Given the haphazard nature of the posting on this site, I thought that maybe putting up a short status on the 6th of every month of where I was at, besides being a good record for myself, would make the blog seem a little more regular or 'alive' especially during long absences.
A List Reading (ca. 1994 GRE Literature Guide): Dostoevsky, The Brothers Karamazov. Progress (pages read) 16 of 940.
B List (1966 Illustrated World Encyclopedia List: Henry Fielding, Amelia. 528/611.
C List (Bourgeois Surrender Challenge books): Betty Smith, A Tree Grows in Brooklyn. 301/493
It is unusual that I have three novels, and all old ones at that, going concurrently. The A List in recent years has trended heavily towards criticism and books about books with the occasional poem rather than prose fiction, and the C List is not set up to be biased towards novels. The Dostoevsky being such a monument of world literature it might seem that it ludicrous to have other books going at the same time so that one can devote all of one's intellectual energy towards trying to get something out of him; however I have finally managed an arrangement when I read the 'A' list books at work (during breaks and other legally sanctioned down times only, of course), and the 'B' books during the alert times of day at home. A little of the 'C' book is the last thing I will do at night before going to bed, which is why there is an emphasis on their being shorter, easier, and more modern than those books in the other two lists. Also the Brothers Karamazov will be coming up again on the B List, which unfolds in alphabetical order, within the next 3-5 years, so I am taking this first reading (though I did get through the first 300 pages at least back in school), which I just started on Friday, in a less intense manner than some might think proper.
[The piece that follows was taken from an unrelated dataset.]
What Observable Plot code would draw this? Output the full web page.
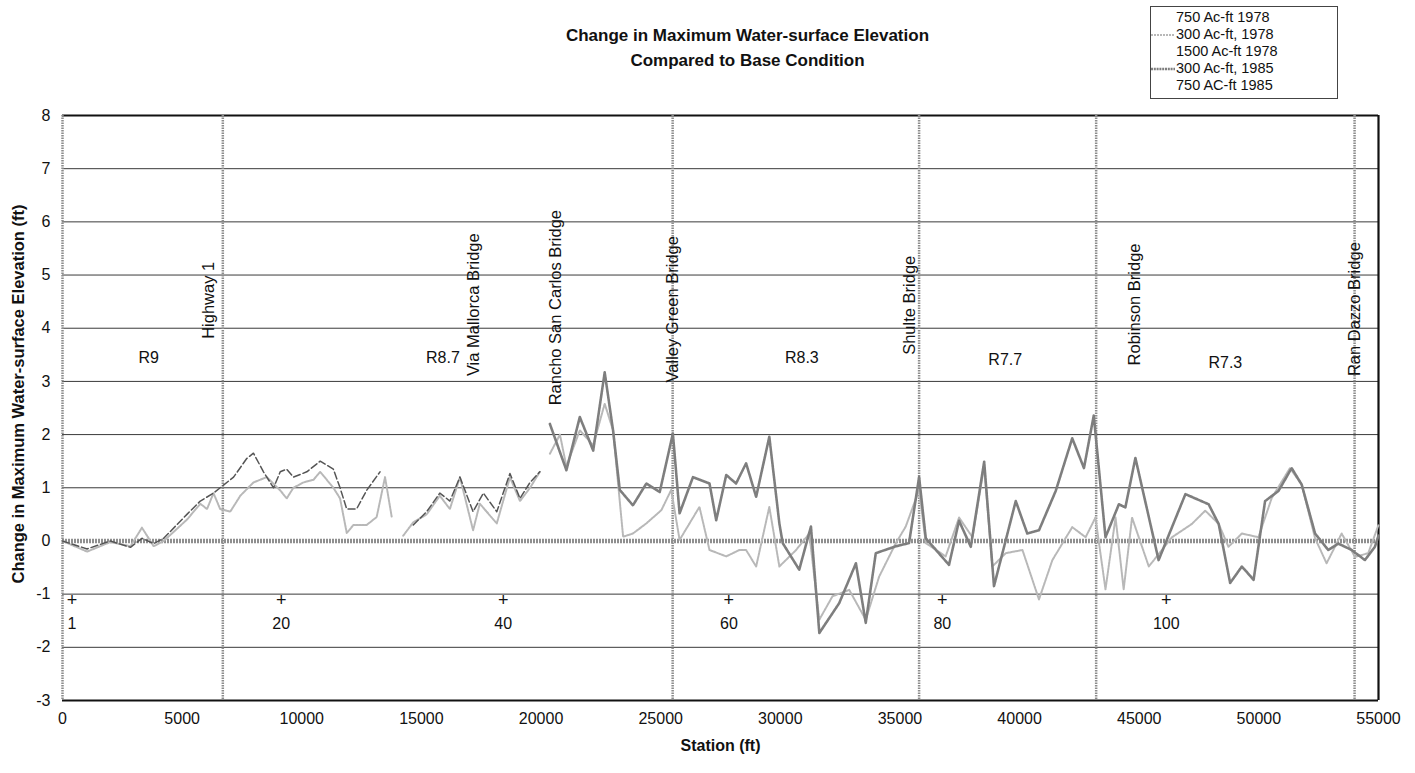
<!DOCTYPE html>
<html><head><meta charset="utf-8">
<script src="https://cdn.jsdelivr.net/npm/d3@7"></script>
<script src="https://cdn.jsdelivr.net/npm/@observablehq/plot@0.6"></script>
<style>
body{margin:0;background:#fff;font-family:"Liberation Sans",Arial,sans-serif;}
#wrap{position:relative;width:1415px;height:773px;}
#title{position:absolute;left:0;width:1495px;top:23px;text-align:center;font-weight:bold;font-size:17px;line-height:25px;color:#111;}
#ytitle{position:absolute;left:-232px;top:384px;width:500px;height:20px;line-height:20px;text-align:center;font-weight:bold;font-size:16.5px;color:#111;transform:rotate(-90deg);transform-origin:50% 50%;}
#legend{position:absolute;left:1150px;top:6px;width:186px;height:91px;border:1px solid #444;background:#fff;font-size:14.5px;color:#111;}
#legend .row{position:absolute;left:0;height:17px;line-height:17px;white-space:nowrap;}
#legend svg{vertical-align:middle;}
g[aria-label="x-axis label"] text{font-weight:bold;font-size:16px;}
</style></head>
<body><div id="wrap"><div id="title">Change in Maximum Water-surface Elevation<br>Compared to Base Condition</div><div id="ytitle"></div><div id="legend"></div></div>
<script>
// ---------- data ----------
const xTicks = [0,5000,10000,15000,20000,25000,30000,35000,40000,45000,50000,55000];
const yTicks = [-3,-2,-1,0,1,2,3,4,5,6,7,8];
const xTitle = "Station (ft)";
const yTitle = "Change in Maximum Water-surface Elevation (ft)";

const seriesNames = ["750 Ac-ft 1978","300 Ac-ft, 1978","1500 Ac-ft 1978","300 Ac-ft, 1985","750 AC-ft 1985"];

// 300 Ac-ft, 1985 (darker gray)
const st1985 = [20370,21060,21620,22180,22660,23010,23290,23840,24400,24960,25510,25790,26350,27040,27320,27740,28150,28570,28990,29540,29960,30100,30790,31280,31630,32460,33160,33570,33990,34830,35380,35800,36080,37050,37470,37960,38520,38930,39840,40320,40810,41510,42200,42690,43100,43590,44150,44420,44840,45810,46930,47900,48320,48800,49290,49780,50260,50820,51370,51790,52350,52900,53320,53880,54430,54850,55000];
const v1985  = [2.2,1.33,2.33,1.7,3.17,2.08,0.96,0.67,1.08,0.92,2.02,0.52,1.2,1.08,0.39,1.24,1.08,1.46,0.83,1.96,0.33,-0.04,-0.54,0.27,-1.73,-1.17,-0.42,-1.54,-0.23,-0.1,-0.04,1.2,0.05,-0.45,0.38,-0.11,1.49,-0.85,0.75,0.14,0.2,0.94,1.93,1.37,2.36,0.07,0.69,0.63,1.56,-0.36,0.88,0.69,0.32,-0.79,-0.48,-0.73,0.75,0.94,1.37,1.06,0.14,-0.17,-0.05,-0.17,-0.36,-0.11,0.1];

// 300 Ac-ft, 1978 (light gray); null = gap
const st1978 = [0,1030,2000,2840,3320,3810,4230,5200,5760,6040,6310,6590,7010,7430,7980,8540,9100,9370,9650,10070,10490,10770,11320,11600,11880,12160,12710,13130,13480,13760,14000,14240,14660,15220,15770,16190,16610,17160,17440,18150,18700,19120,19540,19950,20150,20370,20790,21060,21620,22180,22660,23010,23430,23840,24400,25030,25440,25790,26620,27040,27740,28290,28570,28990,29540,29960,30660,31210,31630,32180,32880,33570,34130,34830,35240,35800,36080,36910,37470,38030,38520,38860,39420,40120,40810,41370,42200,42760,43170,43590,44010,44350,44700,45400,46370,47200,47760,48320,48730,49290,49980,50540,51300,51790,52350,52830,53460,54020,54570,55000];
const v1978  = [0,-0.2,-0.02,-0.1,0.25,-0.1,0,0.4,0.7,0.6,0.9,0.6,0.55,0.85,1.1,1.2,0.95,0.8,1.0,1.1,1.15,1.3,1.0,0.8,0.15,0.3,0.3,0.45,1.2,0.45,null,0.1,0.35,0.5,0.85,0.6,1.2,0.2,0.7,0.33,1.2,0.75,1.0,1.3,null,1.64,2.0,1.4,2.08,1.8,2.58,2.08,0.08,0.14,0.33,0.58,0.96,0.02,0.64,-0.17,-0.29,-0.17,-0.17,-0.48,0.64,-0.48,-0.17,0.14,-1.48,-1.04,-0.92,-1.48,-0.67,-0.04,0.27,0.96,-0.04,-0.29,0.44,0.07,1.4,-0.48,-0.23,-0.17,-1.1,-0.36,0.26,0.07,0.44,-0.91,0.44,-0.91,0.44,-0.48,0.07,0.32,0.57,0.32,-0.11,0.14,0.07,0.81,1.37,1.06,0.05,-0.42,0.14,-0.3,-0.23,0.3];

// 750 Ac-ft 1978 (dark dashed, upper reach)
const st750 = [0,1030,2000,2840,3320,3810,4230,5200,5760,6310,6590,7150,7700,7980,8400,8820,9100,9370,9650,10210,10770,11320,11600,11880,12290,12710,13270,13900,14660,15220,15770,16190,16610,17160,17590,18150,18700,19120,19540,19950];
const v750  = [0,-0.15,0,-0.12,0.05,-0.05,0.05,0.5,0.75,0.9,1.0,1.2,1.55,1.65,1.3,1.0,1.3,1.35,1.2,1.3,1.5,1.35,1.0,0.6,0.6,0.95,1.3,null,0.3,0.55,0.9,0.75,1.2,0.55,0.9,0.55,1.27,0.8,1.1,1.3];

// bridges (vertical lines) and their labels
const bridgeNames    = ["Highway 1","Via Mallorca Bridge","Rancho San Carlos Bridge","Valley Green Bridge","Shulte Bridge","Robinson Bridge","Ran Dazzo Bridge"];
const bridgeLabelX   = [6100,17200,20600,25500,35400,44800,54000];
const bridgeLabelY   = [3.8,3.1,2.55,2.98,3.5,3.3,3.1];
const bridgeLines    = [0,6700,25500,35800,43200,54000];

// reach labels
const reachNames = ["R9","R8.7","R8.3","R7.7","R7.3"];
const reachX     = [3600,15900,30900,39400,48600];
const reachY     = [3.45,3.45,3.45,3.4,3.35];

// cross-section numbers
const xsecNums = ["1","20","40","60","80","100"];
const xsecX    = [400,9140,18420,27850,36770,46130];
const xsecPlusY = -1.12;
const xsecLabelY = -1.55;

// ---------- build tables ----------
const mk = (st, v, s) => st.map((d,i)=>({x:d, y:v[i], s}));
const d1985 = mk(st1985, v1985, seriesNames[3]);
const d1978 = mk(st1978, v1978, seriesNames[1]);
const d750  = mk(st750, v750, seriesNames[0]);
const bridges = bridgeNames.map((n,i)=>({n, x:bridgeLabelX[i], y:bridgeLabelY[i]}));
const reaches = reachNames.map((n,i)=>({n, x:reachX[i], y:reachY[i]}));
const xsecs = xsecNums.map((n,i)=>({n, x:xsecX[i]}));
const gridY = yTicks.filter(d=>d!==0 && d!==8 && d!==-3);

const font = '"Liberation Sans", Arial, sans-serif';
const chart = Plot.plot({
  width:1415, height:773,
  marginLeft:62, marginRight:37, marginTop:115, marginBottom:73,
  style:{fontFamily:font, fontSize:"16px", background:"transparent", color:"#111"},
  x:{domain:[0,55000]},
  y:{domain:[-3,8]},
  marks:[
    Plot.ruleY(gridY, {stroke:"#3a3a3a", strokeWidth:1}),
    Plot.ruleY([8], {stroke:"#111", strokeWidth:2.2}),
    Plot.ruleY([-3], {stroke:"#111", strokeWidth:2.2}),
    Plot.ruleX([55000], {stroke:"#111", strokeWidth:2.2}),
    Plot.ruleX(bridgeLines, {stroke:"#8c8c8c", strokeWidth:2.5, strokeDasharray:"1.5,1"}),
    Plot.ruleY([0], {stroke:"#8f8f8f", strokeWidth:4.5, strokeDasharray:"2,1"}),
    Plot.line(d1978, {x:"x", y:"y", stroke:"#b8b8b8", strokeWidth:2, strokeDasharray:"2,1"}),
    Plot.line(d750, {x:"x", y:"y", stroke:"#555", strokeWidth:1.5, strokeDasharray:"7,3"}),
    Plot.line(d1985, {x:"x", y:"y", stroke:"#7e7e7e", strokeWidth:2.6, strokeDasharray:"2,0.8"}),
    Plot.text(bridges, {x:"x", y:"y", text:"n", rotate:-90, textAnchor:"start", fontSize:16.5, fill:"#111"}),
    Plot.text(reaches, {x:"x", y:"y", text:"n", fontSize:16, fill:"#111"}),
    Plot.text(xsecs, {x:"x", y:xsecPlusY, text:()=>"+", fontSize:18, fill:"#111"}),
    Plot.text(xsecs, {x:"x", y:xsecLabelY, text:"n", fontSize:16, fill:"#111"}),
    Plot.axisX({ticks:xTicks, tickFormat:d=>String(d), tickSize:0, tickPadding:12, fontSize:16,
      label:xTitle, labelAnchor:"center", labelArrow:"none", labelOffset:50}),
    Plot.axisY({ticks:yTicks, tickFormat:d=>String(d), tickSize:0, tickPadding:12, fontSize:16, label:null})
  ]
});
chart.style.position = "absolute";
chart.style.left = "0px";
chart.style.top = "0px";
document.getElementById("wrap").prepend(chart);
document.getElementById("ytitle").textContent = yTitle;

// ---------- legend ----------
const legendSwatch = [null, {stroke:"#b8b8b8", w:2, dash:"2,1"}, null, {stroke:"#7e7e7e", w:2.6, dash:"2,0.8"}, null];
const leg = document.getElementById("legend");
seriesNames.forEach((name,i)=>{
  const row = document.createElement("div");
  row.className = "row";
  row.style.top = (2 + i*17) + "px";
  const sw = legendSwatch[i];
  const svg = `<svg width="24" height="10" style="margin-right:1px">${sw ? `<line x1="0" y1="5" x2="24" y2="5" stroke="${sw.stroke}" stroke-width="${sw.w}" stroke-dasharray="${sw.dash}"/>` : ""}</svg>`;
  row.innerHTML = svg + name;
  leg.appendChild(row);
});
</script>
</body></html>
A little anecdote regarding my Tree Grows in Brooklyn reading. We had an old wartime copy of this book at home and I started reading that, but one night when I was evidently too exhausted even to get through a chapter of that I must have put the book down in an unusual place or fallen asleep holding it and had it drop out of my hands because for a week afterwards I couldn't find it again, and finally had to take a more recent copy, which had much larger print, page breaks between chapters and so on than the old war-issue copy, so I am on that now. After another week went by I finally found the other copy placed in one of our book cabinets in which it had not been before, lying on its side where it would not have been visible with the door closed. Obviously someone had found it and put it there without telling me.
For the record, the page progression in the wartime copy would be/is 256/420.
The entirety of this post was written with a screaming (though already well-fed and changed) baby in the background. I guess I will have to go attend to her now.